There’s no real easy solution to this, however. Maybe there’s a way to edit the Arduino libraries to reduce the ISR preamble. However, this is a rather dangerous approach, as it could result in data loss for the background task, and unexpected behaviours.

Comments (6)

Filed under: Hardware |


  1. Great work!!!
    I tried to get my Arduino Leonardo to work as a joystick controller on Recalbox.
    After several implementations or joystick examples I stumbled over this and it worked nearly perfect!
    I only had to set a small delay to avoid bouncing.


    Comment by DsChAeK — August 29, 2015 @ 9:47 am

  2. You’re welcome.

    Regarding the delay, I did some initial testing for bouncing on a scope and thought the frame rate was too slow for bouncing to actually have any effect. However, I suspect the joystick test application wasn’t actually polling the joystick as fast as possible. I will re-test with some other applications and update accordingly; I did notice some erroneous double-taps when trying to play Scott Pilgrim vs the World on PS3.

    Comment by Zerker — August 29, 2015 @ 11:03 am

  3. So I did some more re-testing, and it appears Scott Pilgrim is just based on the way the game detects the Joystick as an analog axis; it expects if you slam the joystick from zero to fully extended, you want to run/dodge. Since a digital joystick will always do that, it triggers it every time. Re-doing the descriptor as a HAT switch would fix things for that game, but would cause problems elsewhere.

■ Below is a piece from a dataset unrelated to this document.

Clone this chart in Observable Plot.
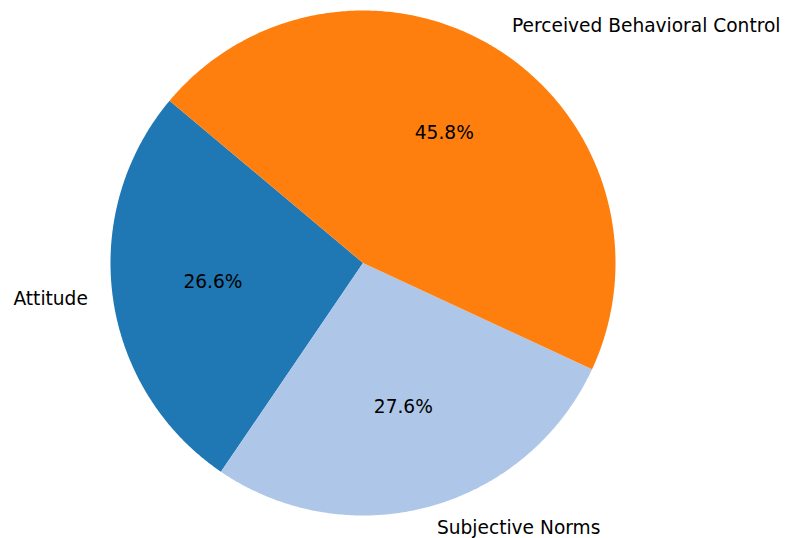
<!DOCTYPE html>
<html>
<head>
<meta charset="utf-8">
<script src="https://cdn.jsdelivr.net/npm/d3@7"></script>
<script src="https://cdn.jsdelivr.net/npm/@observablehq/plot@0.6"></script>
<style>
  html, body { margin: 0; padding: 0; background: #fff; }
  #chart svg { display: block; }
</style>
</head>
<body>
<div id="chart"></div>
<script>
const labels = ["Attitude", "Subjective Norms", "Perceived Behavioral Control"];
const values = [26.6, 27.6, 45.8];
const colors = ["#1f77b4", "#aec7e8", "#ff7f0e"];
const startAngle = 140; // degrees, counter-clockwise like matplotlib

const total = d3.sum(values);
let acc = startAngle;
const slices = values.map((v, i) => {
  const a0 = acc;
  const a1 = acc + (v / total) * 360;
  acc = a1;
  return { label: labels[i], value: v, a0, a1, mid: (a0 + a1) / 2 };
});

const rad = (d) => (d * Math.PI) / 180;

// polygon points for each slice (center + arc)
const polyPts = [];
for (const s of slices) {
  polyPts.push({ label: s.label, x: 0, y: 0 });
  const n = Math.ceil((s.a1 - s.a0) * 2);
  for (let k = 0; k <= n; k++) {
    const a = rad(s.a0 + ((s.a1 - s.a0) * k) / n);
    polyPts.push({ label: s.label, x: Math.cos(a), y: Math.sin(a) });
  }
}

const outerLabels = slices.map((s) => ({
  text: s.label,
  x: 1.1 * Math.cos(rad(s.mid)),
  y: 1.1 * Math.sin(rad(s.mid)),
}));
const pctLabels = slices.map((s) => ({
  text: s.value.toFixed(1) + "%",
  x: 0.6 * Math.cos(rad(s.mid)),
  y: 0.6 * Math.sin(rad(s.mid)),
}));

const font = "DejaVu Sans, sans-serif";
const fs = 18.6;
const chart = Plot.plot({
  width: 786,
  height: 538,
  margin: 0,
  style: { background: "#fff", fontFamily: font },
  x: { domain: [-1, 1], range: [110, 615], axis: null },
  y: { domain: [-1, 1], range: [515, 10], axis: null },
  color: { domain: labels, range: colors },
  marks: [
    Plot.line(polyPts, { x: "x", y: "y", z: "label", fill: "label", stroke: "none", curve: "linear" }),
    Plot.text(outerLabels.filter((d) => d.x >= 0), { x: "x", y: "y", text: "text", textAnchor: "start", fontSize: fs, dy: -2.5, fill: "#000", fontFamily: font }),
    Plot.text(outerLabels.filter((d) => d.x < 0), { x: "x", y: "y", text: "text", textAnchor: "end", fontSize: fs, dy: -2.5, fill: "#000", fontFamily: font }),
    Plot.text(pctLabels, { x: "x", y: "y", text: "text", fontSize: fs, dy: -2, fill: "#000", fontFamily: font })
  ]
});
document.getElementById("chart").appendChild(chart);
</script>
</body>
</html>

    As for bouncing in general, every OS I tested the stick against samples the joystick every 1 ms. When I tested the joystick and buttons with a scope, I found the worst-case bounce was ~10 us with the parts I used, which is an order of magnitude faster than the frame itself. I’m really surprised you had any issues with bouncing. If you have a scope, I’d be interested in what sorts of bounce times you are seeing, as well as average frame times. The code I uploaded should let you measure frame time if you uncomment #define DEBUGSCOPE and hook up the scope to the appropriate discretes.

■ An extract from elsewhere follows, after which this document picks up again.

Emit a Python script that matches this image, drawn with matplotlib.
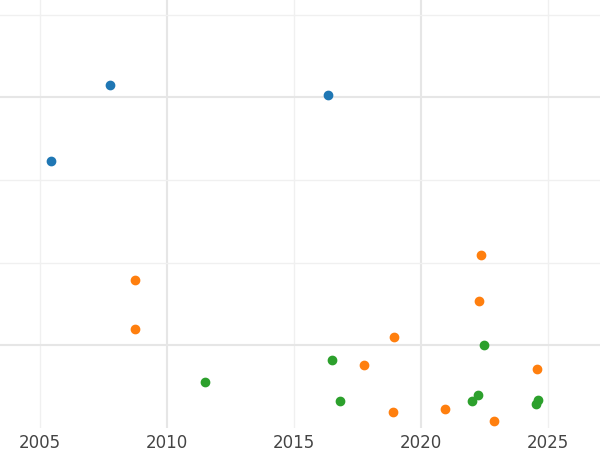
import matplotlib
matplotlib.use("Agg")
import matplotlib.pyplot as plt

blue_x = [2005.44, 2007.76, 2016.34]
blue_y = [3.23, 4.15, 4.03]
orange_x = [2008.74, 2008.74, 2022.37, 2022.29, 2018.94, 2017.76, 2024.57, 2020.95, 2018.90, 2022.88]
orange_y = [1.79, 1.20, 2.09, 1.54, 1.10, 0.76, 0.71, 0.23, 0.19, 0.08]
green_x = [2011.5, 2016.5, 2016.82, 2022.49, 2022.25, 2022.01, 2024.61, 2024.53]
green_y = [0.56, 0.82, 0.33, 1.00, 0.40, 0.33, 0.34, 0.29]

fig = plt.figure(figsize=(6, 4.5), dpi=100)
ax = fig.add_axes([0, 0.049, 1, 0.951])
ax.set_xlim(2003.43, 2027.05)
ax.set_ylim(0, 5.18)

for x in [2005, 2015, 2025]:
    ax.axvline(x, color="#f0f0f0", lw=1, zorder=0)
for x in [2010, 2020]:
    ax.axvline(x, color="#e6e6e6", lw=1.5, zorder=0)
for y in [2, 3, 5]:
    ax.axhline(y, color="#f0f0f0", lw=1, zorder=0)
for y in [1, 4]:
    ax.axhline(y, color="#e6e6e6", lw=1.5, zorder=0)

ax.scatter(blue_x, blue_y, s=36, color="#1f77b4", zorder=3)
ax.scatter(orange_x, orange_y, s=36, color="#ff7f0e", zorder=3)
ax.scatter(green_x, green_y, s=36, color="#2ca02c", zorder=3)

ax.set_xticks([2005, 2010, 2015, 2020, 2025])
ax.set_yticks([])
ax.tick_params(axis="x", length=0, labelsize=12, labelcolor="#444444", pad=4)
for s in ax.spines.values():
    s.set_visible(False)

fig.savefig("out.png")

    Comment by Zerker — September 6, 2015 @ 12:58 pm

  4. Well, I’m more a software kind of guy so I don’t have deep hardware knowledge, and I really don’t have a scope at home. :)
    I got myself this: https://shop.pimoroni.com/products/picade and wanted it to work with Recalbox which only supports gamepads in game. Pimoroni uses an arduino leonardo compatible board but their firmware only supports key strokes. So I modified their original firmware (https://github.com/pimoroni/Picade-Sketch/blob/master/Picade/) and used your code. You can have a look here: https://github.com/DsChAeK/Picade. Without the delay items got skipped when stepping through my romlist up and down.
    I’m sure the bouncing is because I blindly used their implementation for the joystick part… ;)
    I never got any problems in games, but I do have to play more now that thing is working.

    Comment by DsChAeK — September 6, 2015 @ 2:43 pm

  5. Came across your post when I searched around for that sub feedthrough of yours with an arduino.

    I am currently building a controller also, except I’m using an Uno and the Unojoy Library. The arduino still has some pins for LEDs that my buttons use, the lights dim and turn on with some custom delay functions , but I am wondering if using a delay function will impact gameplay response?

    Love the color on your fightstick btw…

    Comment by Keanu — February 6, 2016 @ 10:48 am

  6. Thanks! Using a delay function could impact gameplay response, depending on how much you delay by. You should target sending one USB report every frame of your display. Targeting 60 fps gameplay, this means you main loop should not take more than 16 ms. If you have access to an oscilloscope, you can test this by having a start/end of frame debug discrete. If not, you can probably guess based on what you coded, but there will be some overhead for the USB communication.

    If you really get stuck with the two competing tasks, you can always move the USB operation into a timer interrupt that runs every 16 ms exactly.